:: Problem ::
Omit all pictures and transcribe only the lines in the entries below that run from the line with "Output the Python" through the line with "3029, 3099, 3178, 3298, 3408, 3527, 3637, 3747, 4004]".

:: Data provided ::
....
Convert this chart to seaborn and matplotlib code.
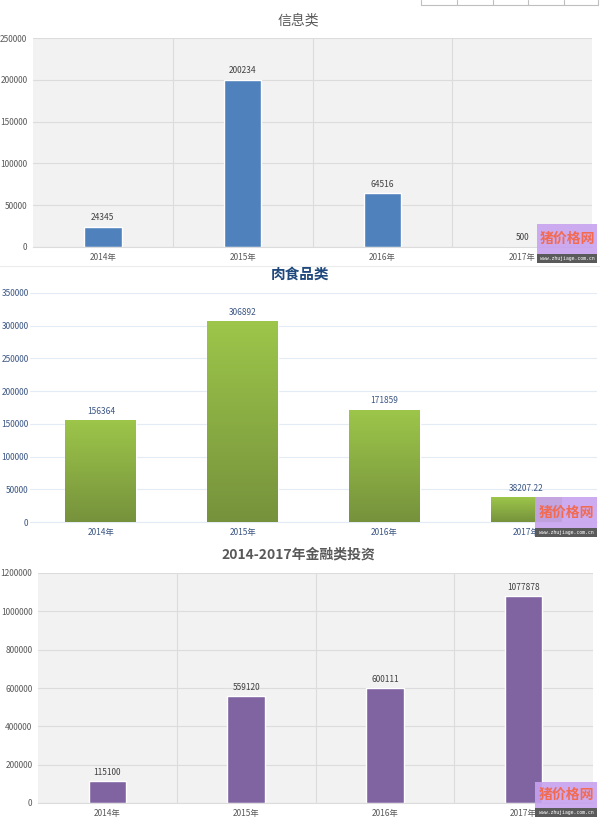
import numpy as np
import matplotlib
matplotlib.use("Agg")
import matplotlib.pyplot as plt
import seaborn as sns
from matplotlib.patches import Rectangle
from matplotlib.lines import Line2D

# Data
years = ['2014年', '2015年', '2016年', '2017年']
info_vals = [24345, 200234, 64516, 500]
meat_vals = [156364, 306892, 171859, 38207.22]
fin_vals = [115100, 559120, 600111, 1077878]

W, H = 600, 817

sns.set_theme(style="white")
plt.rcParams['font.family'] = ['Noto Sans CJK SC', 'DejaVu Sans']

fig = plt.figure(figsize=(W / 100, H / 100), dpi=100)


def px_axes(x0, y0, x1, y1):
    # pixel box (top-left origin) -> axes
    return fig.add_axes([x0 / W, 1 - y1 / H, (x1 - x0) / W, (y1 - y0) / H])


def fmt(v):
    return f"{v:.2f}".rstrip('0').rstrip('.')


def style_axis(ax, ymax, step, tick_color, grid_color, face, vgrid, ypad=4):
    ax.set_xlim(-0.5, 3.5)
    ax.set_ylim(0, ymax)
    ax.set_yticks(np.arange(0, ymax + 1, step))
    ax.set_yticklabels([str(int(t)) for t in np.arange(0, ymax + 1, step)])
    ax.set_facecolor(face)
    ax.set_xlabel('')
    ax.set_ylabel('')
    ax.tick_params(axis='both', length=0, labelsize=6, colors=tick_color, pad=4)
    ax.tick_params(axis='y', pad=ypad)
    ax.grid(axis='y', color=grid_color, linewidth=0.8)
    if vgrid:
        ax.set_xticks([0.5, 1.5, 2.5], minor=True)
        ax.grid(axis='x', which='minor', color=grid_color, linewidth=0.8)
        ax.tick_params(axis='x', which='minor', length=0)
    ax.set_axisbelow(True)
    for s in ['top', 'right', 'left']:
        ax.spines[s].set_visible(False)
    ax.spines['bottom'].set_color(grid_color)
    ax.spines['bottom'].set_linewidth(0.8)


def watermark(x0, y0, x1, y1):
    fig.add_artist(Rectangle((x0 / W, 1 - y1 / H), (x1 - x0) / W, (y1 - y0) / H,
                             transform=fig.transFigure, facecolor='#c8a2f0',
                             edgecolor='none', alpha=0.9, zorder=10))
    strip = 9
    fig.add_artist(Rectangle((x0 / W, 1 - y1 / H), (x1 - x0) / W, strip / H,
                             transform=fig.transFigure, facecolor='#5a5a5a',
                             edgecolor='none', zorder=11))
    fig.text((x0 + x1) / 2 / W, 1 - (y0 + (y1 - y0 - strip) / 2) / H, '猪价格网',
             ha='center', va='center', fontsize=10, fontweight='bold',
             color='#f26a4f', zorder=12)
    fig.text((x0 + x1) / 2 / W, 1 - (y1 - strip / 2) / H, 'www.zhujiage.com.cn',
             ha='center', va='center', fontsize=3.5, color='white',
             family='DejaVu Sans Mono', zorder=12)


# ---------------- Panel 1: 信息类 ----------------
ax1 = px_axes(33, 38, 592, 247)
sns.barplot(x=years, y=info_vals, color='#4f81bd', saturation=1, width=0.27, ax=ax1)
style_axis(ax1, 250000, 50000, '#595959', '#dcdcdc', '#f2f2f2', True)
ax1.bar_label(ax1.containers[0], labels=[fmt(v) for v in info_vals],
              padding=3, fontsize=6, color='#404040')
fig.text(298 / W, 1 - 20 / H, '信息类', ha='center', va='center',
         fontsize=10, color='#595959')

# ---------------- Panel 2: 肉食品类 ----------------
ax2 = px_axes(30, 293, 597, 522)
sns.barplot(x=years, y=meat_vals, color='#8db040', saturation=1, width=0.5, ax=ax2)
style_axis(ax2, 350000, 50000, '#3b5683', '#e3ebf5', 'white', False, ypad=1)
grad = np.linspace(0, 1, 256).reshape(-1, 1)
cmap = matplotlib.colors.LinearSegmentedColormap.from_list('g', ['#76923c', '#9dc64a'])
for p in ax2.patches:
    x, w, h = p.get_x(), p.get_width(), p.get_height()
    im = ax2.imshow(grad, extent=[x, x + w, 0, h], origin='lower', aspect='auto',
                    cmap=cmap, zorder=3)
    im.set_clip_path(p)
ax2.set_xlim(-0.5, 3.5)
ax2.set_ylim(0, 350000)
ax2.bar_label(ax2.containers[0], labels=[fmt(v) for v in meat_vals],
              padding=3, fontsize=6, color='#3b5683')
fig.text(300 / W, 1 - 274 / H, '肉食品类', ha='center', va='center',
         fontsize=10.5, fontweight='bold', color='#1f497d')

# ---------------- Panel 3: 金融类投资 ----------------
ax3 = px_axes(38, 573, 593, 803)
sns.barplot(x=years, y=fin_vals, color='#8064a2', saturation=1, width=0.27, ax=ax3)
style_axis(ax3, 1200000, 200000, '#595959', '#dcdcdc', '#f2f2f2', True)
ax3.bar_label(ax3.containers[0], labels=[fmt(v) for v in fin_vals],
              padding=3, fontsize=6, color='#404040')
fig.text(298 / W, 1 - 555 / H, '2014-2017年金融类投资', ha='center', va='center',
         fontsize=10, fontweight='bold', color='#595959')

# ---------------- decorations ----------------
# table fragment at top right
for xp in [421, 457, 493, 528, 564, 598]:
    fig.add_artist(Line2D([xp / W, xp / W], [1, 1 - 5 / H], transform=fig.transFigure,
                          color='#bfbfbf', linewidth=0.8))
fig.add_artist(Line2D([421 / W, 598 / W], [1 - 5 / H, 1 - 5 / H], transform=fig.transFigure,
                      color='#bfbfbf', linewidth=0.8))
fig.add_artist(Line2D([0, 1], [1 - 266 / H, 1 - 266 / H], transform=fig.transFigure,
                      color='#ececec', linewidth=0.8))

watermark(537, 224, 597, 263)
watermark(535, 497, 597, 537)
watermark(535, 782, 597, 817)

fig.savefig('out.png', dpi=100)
....
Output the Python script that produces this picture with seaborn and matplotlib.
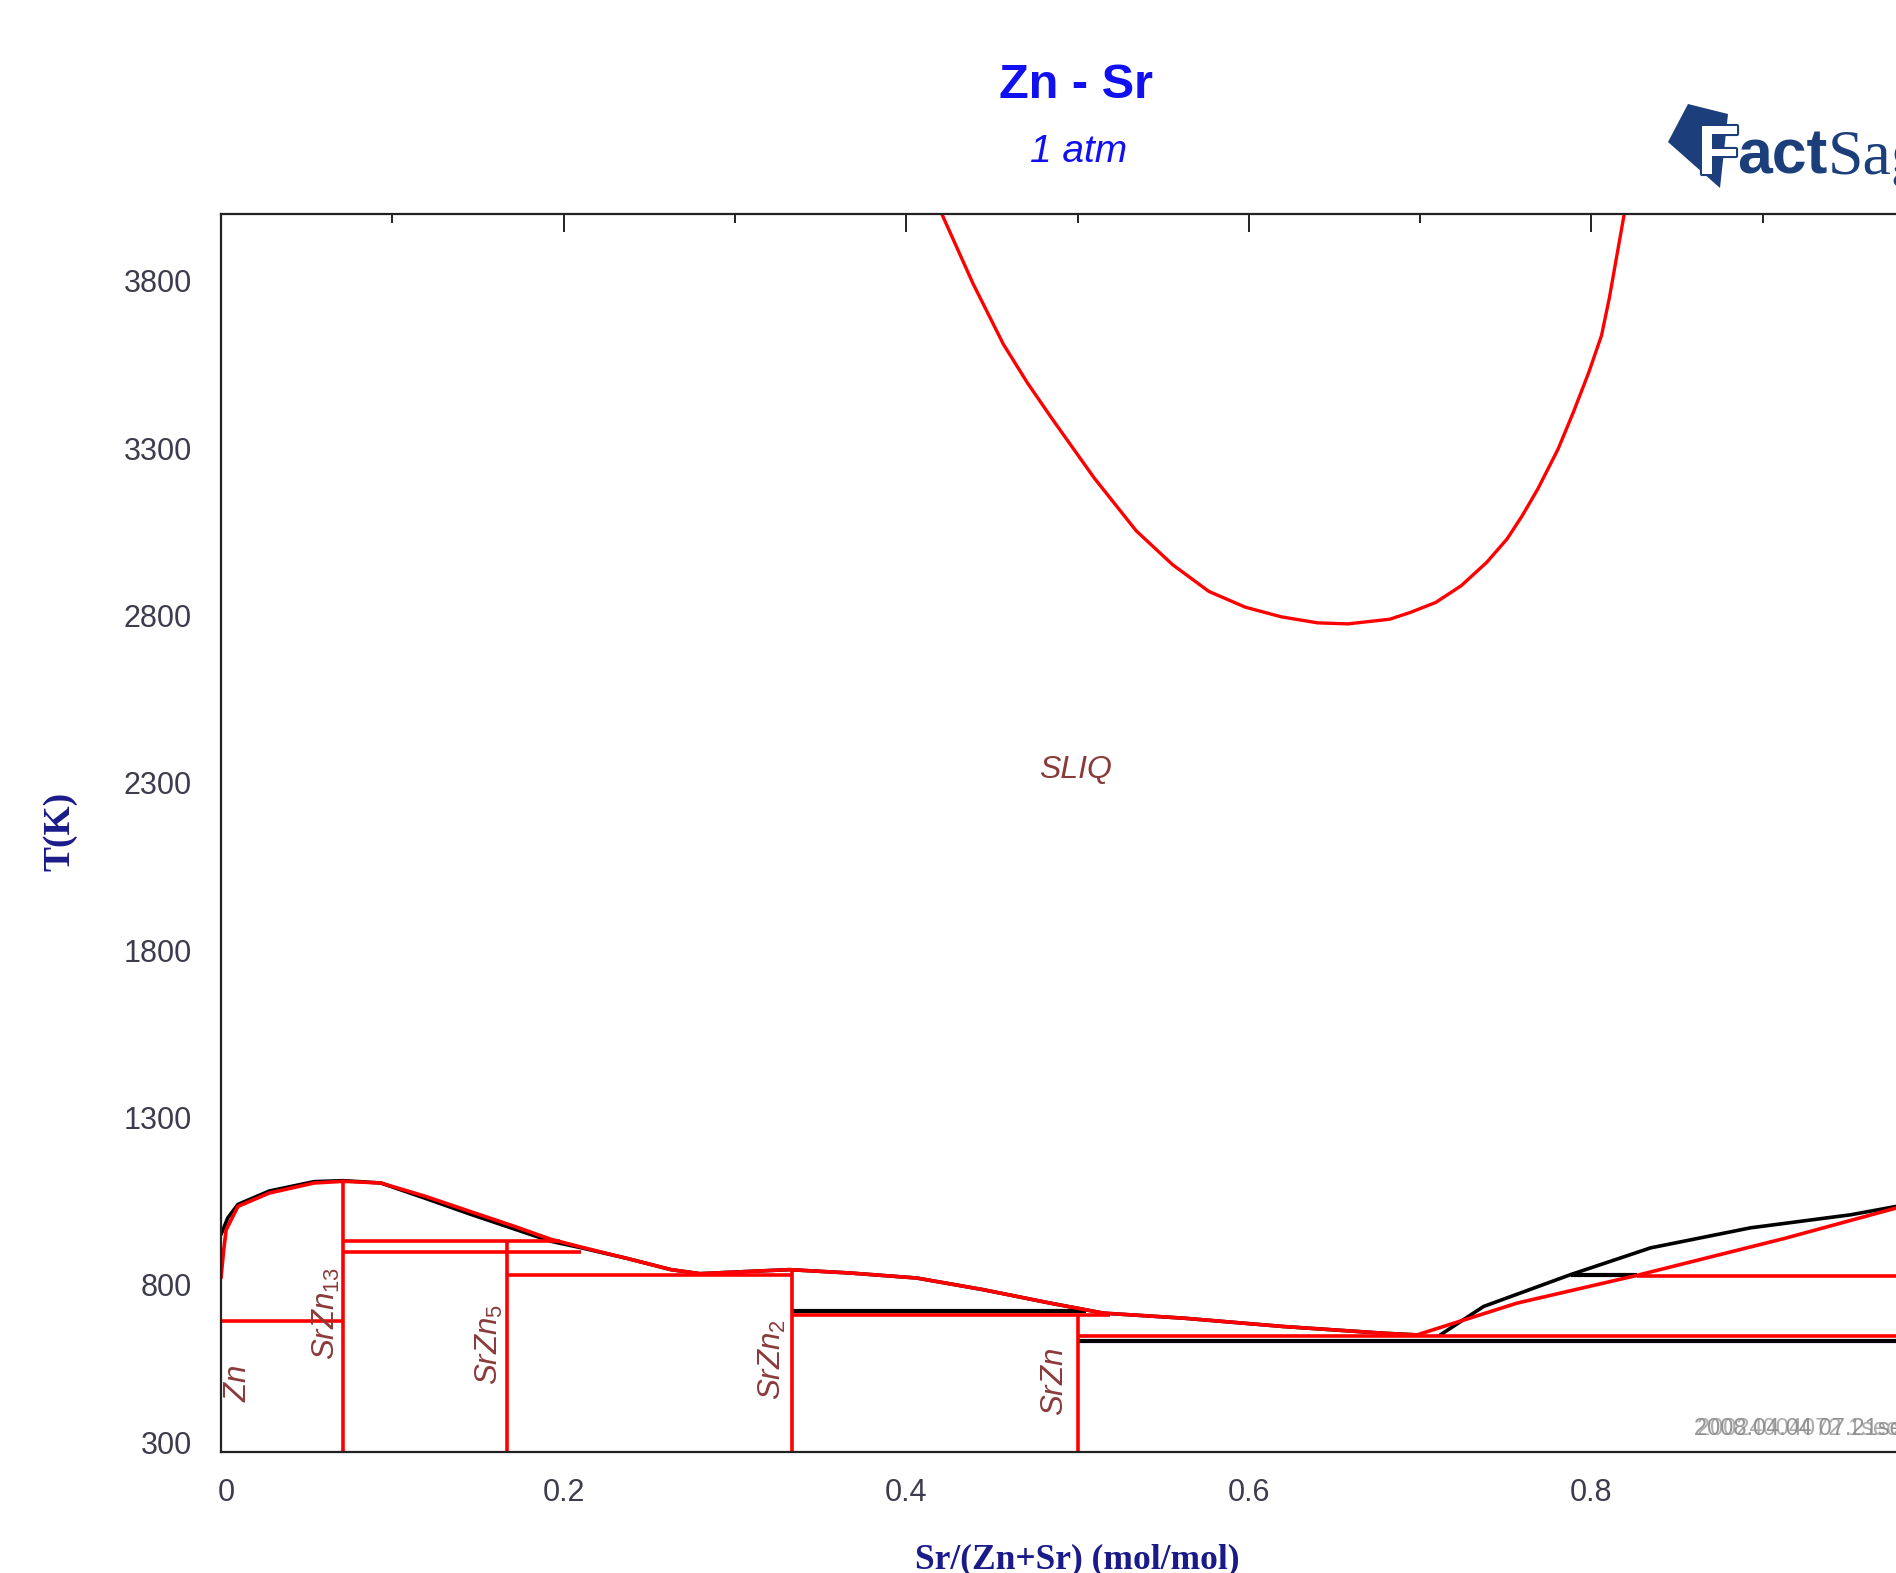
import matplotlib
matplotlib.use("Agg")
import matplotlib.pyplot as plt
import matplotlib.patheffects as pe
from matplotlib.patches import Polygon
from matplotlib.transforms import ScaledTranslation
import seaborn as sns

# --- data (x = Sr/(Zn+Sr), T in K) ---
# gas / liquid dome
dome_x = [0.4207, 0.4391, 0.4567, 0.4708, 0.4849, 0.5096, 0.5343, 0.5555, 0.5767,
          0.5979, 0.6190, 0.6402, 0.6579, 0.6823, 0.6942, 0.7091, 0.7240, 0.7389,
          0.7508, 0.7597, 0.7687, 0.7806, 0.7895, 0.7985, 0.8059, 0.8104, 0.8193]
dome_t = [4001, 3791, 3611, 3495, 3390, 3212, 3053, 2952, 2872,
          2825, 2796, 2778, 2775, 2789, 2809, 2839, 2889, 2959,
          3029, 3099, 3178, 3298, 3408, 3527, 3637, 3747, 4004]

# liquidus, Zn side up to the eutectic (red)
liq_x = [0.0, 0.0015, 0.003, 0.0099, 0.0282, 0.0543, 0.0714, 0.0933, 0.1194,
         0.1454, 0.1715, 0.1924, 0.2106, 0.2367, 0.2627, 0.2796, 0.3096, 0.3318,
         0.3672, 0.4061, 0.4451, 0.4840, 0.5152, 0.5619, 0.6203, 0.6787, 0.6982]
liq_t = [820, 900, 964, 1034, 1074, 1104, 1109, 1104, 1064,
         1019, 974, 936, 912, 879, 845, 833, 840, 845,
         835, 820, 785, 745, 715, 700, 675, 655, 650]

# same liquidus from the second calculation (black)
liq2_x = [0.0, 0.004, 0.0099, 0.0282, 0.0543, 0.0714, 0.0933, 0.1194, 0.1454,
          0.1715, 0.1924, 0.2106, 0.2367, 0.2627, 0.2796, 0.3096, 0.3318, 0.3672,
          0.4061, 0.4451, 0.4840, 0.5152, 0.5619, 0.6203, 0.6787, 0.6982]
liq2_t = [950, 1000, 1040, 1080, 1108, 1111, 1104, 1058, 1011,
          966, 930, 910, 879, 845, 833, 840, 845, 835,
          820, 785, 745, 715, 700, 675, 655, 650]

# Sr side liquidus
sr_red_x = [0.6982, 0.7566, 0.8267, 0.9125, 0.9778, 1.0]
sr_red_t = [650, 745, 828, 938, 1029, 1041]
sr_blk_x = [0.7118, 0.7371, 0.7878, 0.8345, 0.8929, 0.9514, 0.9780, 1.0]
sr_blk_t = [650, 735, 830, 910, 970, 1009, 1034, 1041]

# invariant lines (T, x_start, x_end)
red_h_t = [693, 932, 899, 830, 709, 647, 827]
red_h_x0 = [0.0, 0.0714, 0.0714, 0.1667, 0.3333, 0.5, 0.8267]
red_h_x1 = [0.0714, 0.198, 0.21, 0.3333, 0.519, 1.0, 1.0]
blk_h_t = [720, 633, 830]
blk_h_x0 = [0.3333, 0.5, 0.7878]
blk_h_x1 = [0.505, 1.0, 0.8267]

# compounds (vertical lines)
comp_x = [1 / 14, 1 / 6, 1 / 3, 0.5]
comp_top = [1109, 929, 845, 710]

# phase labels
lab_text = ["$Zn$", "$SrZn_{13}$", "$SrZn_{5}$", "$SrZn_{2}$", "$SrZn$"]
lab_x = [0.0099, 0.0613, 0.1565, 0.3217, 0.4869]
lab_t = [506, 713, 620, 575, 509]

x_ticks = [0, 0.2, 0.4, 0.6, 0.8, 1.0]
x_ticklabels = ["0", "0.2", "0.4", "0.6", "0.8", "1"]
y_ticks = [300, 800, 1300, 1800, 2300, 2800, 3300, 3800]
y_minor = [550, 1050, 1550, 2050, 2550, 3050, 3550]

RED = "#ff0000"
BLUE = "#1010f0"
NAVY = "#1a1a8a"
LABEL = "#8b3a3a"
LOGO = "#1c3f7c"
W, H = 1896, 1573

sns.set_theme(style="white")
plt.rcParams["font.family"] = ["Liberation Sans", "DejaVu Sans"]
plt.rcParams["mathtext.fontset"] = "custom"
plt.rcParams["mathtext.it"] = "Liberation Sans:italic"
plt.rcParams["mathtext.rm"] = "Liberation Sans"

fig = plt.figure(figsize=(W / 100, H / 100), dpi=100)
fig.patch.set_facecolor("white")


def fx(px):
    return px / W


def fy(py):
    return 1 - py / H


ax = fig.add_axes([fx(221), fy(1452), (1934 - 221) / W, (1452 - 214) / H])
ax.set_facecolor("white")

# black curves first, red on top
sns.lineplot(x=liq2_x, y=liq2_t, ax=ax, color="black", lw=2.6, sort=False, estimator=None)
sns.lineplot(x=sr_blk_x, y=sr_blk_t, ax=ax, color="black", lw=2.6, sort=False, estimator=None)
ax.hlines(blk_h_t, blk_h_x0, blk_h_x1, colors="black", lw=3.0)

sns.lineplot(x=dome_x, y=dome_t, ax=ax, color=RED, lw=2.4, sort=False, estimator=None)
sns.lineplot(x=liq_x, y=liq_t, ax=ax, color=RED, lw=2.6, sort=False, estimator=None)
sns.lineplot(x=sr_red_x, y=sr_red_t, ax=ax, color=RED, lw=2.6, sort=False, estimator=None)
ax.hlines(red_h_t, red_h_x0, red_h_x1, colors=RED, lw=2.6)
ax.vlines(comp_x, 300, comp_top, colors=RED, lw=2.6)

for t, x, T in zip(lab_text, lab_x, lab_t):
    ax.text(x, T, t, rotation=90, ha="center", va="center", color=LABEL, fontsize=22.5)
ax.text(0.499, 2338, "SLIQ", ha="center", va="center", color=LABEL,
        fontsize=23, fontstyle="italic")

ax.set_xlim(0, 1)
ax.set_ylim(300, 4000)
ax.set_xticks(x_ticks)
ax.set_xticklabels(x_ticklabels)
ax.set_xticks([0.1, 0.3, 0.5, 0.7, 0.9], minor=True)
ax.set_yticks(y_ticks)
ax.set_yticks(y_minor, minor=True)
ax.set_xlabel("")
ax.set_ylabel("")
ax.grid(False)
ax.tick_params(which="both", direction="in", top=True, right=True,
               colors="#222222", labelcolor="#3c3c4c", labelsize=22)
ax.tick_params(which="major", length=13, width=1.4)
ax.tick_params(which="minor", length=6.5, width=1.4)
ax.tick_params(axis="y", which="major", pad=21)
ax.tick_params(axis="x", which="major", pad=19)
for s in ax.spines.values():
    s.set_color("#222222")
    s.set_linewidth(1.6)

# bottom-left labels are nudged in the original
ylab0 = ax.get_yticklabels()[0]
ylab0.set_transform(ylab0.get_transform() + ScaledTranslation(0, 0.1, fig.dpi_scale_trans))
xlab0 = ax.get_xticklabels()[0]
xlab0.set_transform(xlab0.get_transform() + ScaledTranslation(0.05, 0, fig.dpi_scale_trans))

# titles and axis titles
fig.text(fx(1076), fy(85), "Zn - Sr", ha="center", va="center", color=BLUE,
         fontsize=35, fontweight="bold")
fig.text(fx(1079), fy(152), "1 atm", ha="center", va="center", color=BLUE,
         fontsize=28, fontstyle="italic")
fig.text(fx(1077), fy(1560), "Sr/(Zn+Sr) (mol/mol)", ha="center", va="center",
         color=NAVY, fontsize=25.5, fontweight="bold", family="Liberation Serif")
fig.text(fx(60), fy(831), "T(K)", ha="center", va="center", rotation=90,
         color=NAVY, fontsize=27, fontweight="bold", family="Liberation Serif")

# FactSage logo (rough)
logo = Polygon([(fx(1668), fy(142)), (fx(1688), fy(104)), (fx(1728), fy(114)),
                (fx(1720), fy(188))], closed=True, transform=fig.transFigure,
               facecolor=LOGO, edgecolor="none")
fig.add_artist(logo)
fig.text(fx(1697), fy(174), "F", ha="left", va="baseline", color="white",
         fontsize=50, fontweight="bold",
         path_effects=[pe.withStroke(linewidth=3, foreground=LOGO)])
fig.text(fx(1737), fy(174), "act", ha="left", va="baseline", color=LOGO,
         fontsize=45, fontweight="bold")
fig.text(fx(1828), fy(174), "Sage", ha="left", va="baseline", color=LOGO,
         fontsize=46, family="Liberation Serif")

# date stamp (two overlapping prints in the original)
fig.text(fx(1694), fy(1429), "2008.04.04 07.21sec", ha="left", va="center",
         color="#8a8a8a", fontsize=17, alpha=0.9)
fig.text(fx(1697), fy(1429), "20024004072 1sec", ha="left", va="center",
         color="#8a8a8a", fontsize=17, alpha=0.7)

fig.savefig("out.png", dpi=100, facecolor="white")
....
:: Solution to this problem ::
Output the Python script that produces this picture with seaborn and matplotlib.
import matplotlib
matplotlib.use("Agg")
import matplotlib.pyplot as plt
import matplotlib.patheffects as pe
from matplotlib.patches import Polygon
from matplotlib.transforms import ScaledTranslation
import seaborn as sns

# --- data (x = Sr/(Zn+Sr), T in K) ---
# gas / liquid dome
dome_x = [0.4207, 0.4391, 0.4567, 0.4708, 0.4849, 0.5096, 0.5343, 0.5555, 0.5767,
          0.5979, 0.6190, 0.6402, 0.6579, 0.6823, 0.6942, 0.7091, 0.7240, 0.7389,
          0.7508, 0.7597, 0.7687, 0.7806, 0.7895, 0.7985, 0.8059, 0.8104, 0.8193]
dome_t = [4001, 3791, 3611, 3495, 3390, 3212, 3053, 2952, 2872,
          2825, 2796, 2778, 2775, 2789, 2809, 2839, 2889, 2959,
          3029, 3099, 3178, 3298, 3408, 3527, 3637, 3747, 4004]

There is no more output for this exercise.